Two lawsuits accusing Tarrant Regional Water District board members of illegally extending their term limits have run into stumbling blocks. Earlier this month, a federal judge declined to rule on a lawsuit filed by the Rev. Kyev Tatum and several of his family members, who are accusing the water board of unconstitutionally extending the terms of two board members by moving the election from 2014 to 2015. The Texas Legislature passed a law in 2013 that allowed the water board to move its elections from even- to odd-numbered years.

The Tatums said moving the election, in effect, added an extra year to the terms of Jim Lane and Marty Leonard, in violation of the Texas Constitution.

Water board critic John Basham filed a similar lawsuit in state district court last summer.

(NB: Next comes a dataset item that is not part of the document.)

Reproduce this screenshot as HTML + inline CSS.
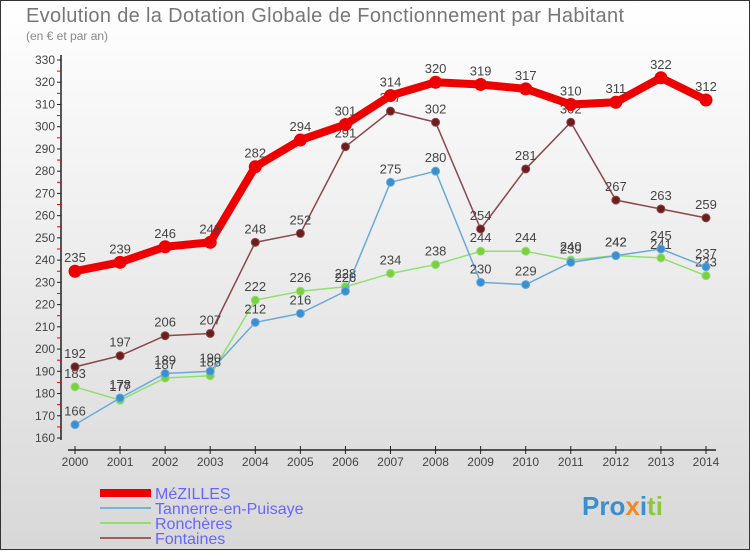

Water board trustees said aligning the water district elections with mainstream elections is more cost-effective.

U.S. District Judge Reed O’Connor said the state district court should rule on the Basham lawsuit first, because the state lawsuit could change or make moot the federal action. O’Connor said a previous Texas Supreme Court ruling (Texas vs. Catlin) “held that the Texas Legislature could not extend a city clerk’s two-year term, as provided in the Texas Constitution, by enacting legislation that moved the election to the following year.”

However, State District Judge David Evans later dismissed the Basham case, saying the court lacked jurisdiction because the complaint  “did not reach the merits of whether Texas state law requires [the water district] to hold an election on May 10, 2014.”

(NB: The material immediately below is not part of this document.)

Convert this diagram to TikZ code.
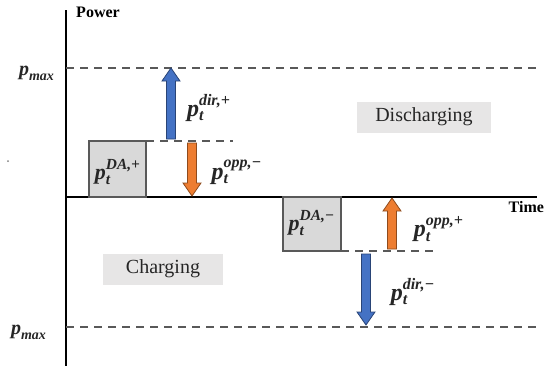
\documentclass[tikz,border=0pt]{standalone}
\usepackage{amsmath}
\usepackage{fontspec}
\setmainfont{Liberation Serif}
\definecolor{dirblue}{HTML}{4472C4}
\definecolor{oppor}{HTML}{ED7D31}
\definecolor{dabox}{HTML}{D9D9D9}
\definecolor{modebg}{HTML}{E7E6E6}
\definecolor{guidegray}{HTML}{595959}

% bold italic power symbols
\newcommand{\bi}[1]{\textbf{\textit{#1}}}
\newcommand{\pvar}[2]{$\bi{p}_{\bi{#1}}^{\bi{#2}}$}

% block arrows: colour, x, tip y, tail y
\newcommand{\uparr}[4]{%
  \filldraw[fill=#1,draw=#1!60!black,line width=0.4pt]
    (#2-4.5,#4) -- (#2-4.5,#3+13) -- (#2-9,#3+13) -- (#2,#3)
    -- (#2+9,#3+13) -- (#2+4.5,#3+13) -- (#2+4.5,#4) -- cycle;}
\newcommand{\downarr}[4]{%
  \filldraw[fill=#1,draw=#1!60!black,line width=0.4pt]
    (#2-4.5,#4) -- (#2-4.5,#3-13) -- (#2-9,#3-13) -- (#2,#3)
    -- (#2+9,#3-13) -- (#2+4.5,#3-13) -- (#2+4.5,#4) -- cycle;}

\begin{document}
\begin{tikzpicture}[x=0.5pt,y=-0.5pt,
    axislbl/.style={font=\fontsize{8}{9}\selectfont\bfseries},
    mathlbl/.style={font=\fontsize{12}{14}\selectfont, text=black!85},
    guide/.style={guidegray, line width=0.75pt, dash pattern=on 4pt off 3pt},
    dablock/.style={draw=guidegray, fill=dabox, line width=0.75pt},
    modebox/.style={fill=modebg, font=\fontsize{10}{12}\selectfont, text=black!85,
      minimum width=67pt, minimum height=15.5pt, inner sep=0pt}]
  \useasboundingbox (0,0) rectangle (551,370);
  % axes
  \draw[line width=0.6pt] (66,10) -- (66,366);
  \draw[line width=0.6pt] (66,197) -- (537,197);
  \node[axislbl] (power) at (98,12) {Power};
  \node[axislbl, anchor=east] (time) at (551,207) {Time};
  % power limits
  \draw[guide] (66,68) -- (541,68);
  \draw[guide] (66,327) -- (541,327);
  \node[mathlbl, font=\fontsize{10}{12}\selectfont] (pmaxup) at (37,73) {$\bi{p}_{\bi{max}}$};
  \node[mathlbl, font=\fontsize{10}{12}\selectfont] (pmaxdn) at (29,332) {$\bi{p}_{\bi{max}}$};
  % day-ahead positions
  \filldraw[dablock] (89,197) rectangle (146,141);
  \filldraw[dablock] (283,197) rectangle (341,251);
  \node[mathlbl, font=\fontsize{11}{13}\selectfont] (daplus) at (118,172) {\pvar{t}{DA,+}};
  \node[mathlbl, font=\fontsize{11}{13}\selectfont] (daminus) at (312,223) {\pvar{t}{DA,−}};
  \draw[guide] (146,141) -- (233,141);
  \draw[guide] (341,251) -- (433,251);
  % regulation arrows
  \uparr{dirblue}{171}{68}{139}
  \downarr{oppor}{192}{196}{143}
  \uparr{oppor}{392}{198}{249}
  \downarr{dirblue}{366}{325}{254}
  \node[mathlbl] (dirplus) at (209,108) {\pvar{t}{dir,+}};
  \node[mathlbl] (oppminus) at (237,172) {\pvar{t}{opp,−}};
  \node[mathlbl] (oppplus) at (439,229) {\pvar{t}{opp,+}};
  \node[mathlbl] (dirminus) at (413,292) {\pvar{t}{dir,−}};
  % operating modes
  \node[modebox] (dis) at (424,117) {Discharging};
  \node[modebox, minimum width=60pt] (chg) at (163,269) {Charging};
  \fill[gray] (8,161) circle (0.5pt);
\end{tikzpicture}
\end{document}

“Now that the district court said it had no jurisdiction over John’s case, we’re going back to [federal] court,” Kyev Tatum said. “We’re going to re-file and get it to the judge to reconsider it.”


Out of this World

Maybe there’s an alternate dimension in which hydraulic fracking was never allowed in our cities. In that fantasy universe, drilling task forces are made up of scientists and unbiased citizens; well water isn’t contaminated by carcinogenic chemicals bleeding over from injection wells; the air isn’t polluted by gas clouds from drilling; the city of DISH isn’t one big asthma attack; unicorns poop rainbows, et cetera, et cetera.

In our own real world, a group based in Denton is trying to get fracking banned in that city. The Denton Drilling Awareness Group (Denton DAG), an educational nonprofit, has started collecting signatures for a ballot initiative that, if approved by voters, would make Denton the largest city in Texas to ban fracking outright.

In a press release, the group complained that city officials have been unresponsive to complaints about gas drillers and have allowed oil and gas companies to flourish with very little regulation –– a familiar tale to Fort Worth residents.

The group must collect 571 signatures within 180 days to get the initiative on the ballot. The group kicks off the petition drive at 6:30 p.m. Thursday at Sweetwater Bar & Grill in Denton.

If the initiative passes and the ordinance becomes law, what happens to the other dimension? Think of the unicorns.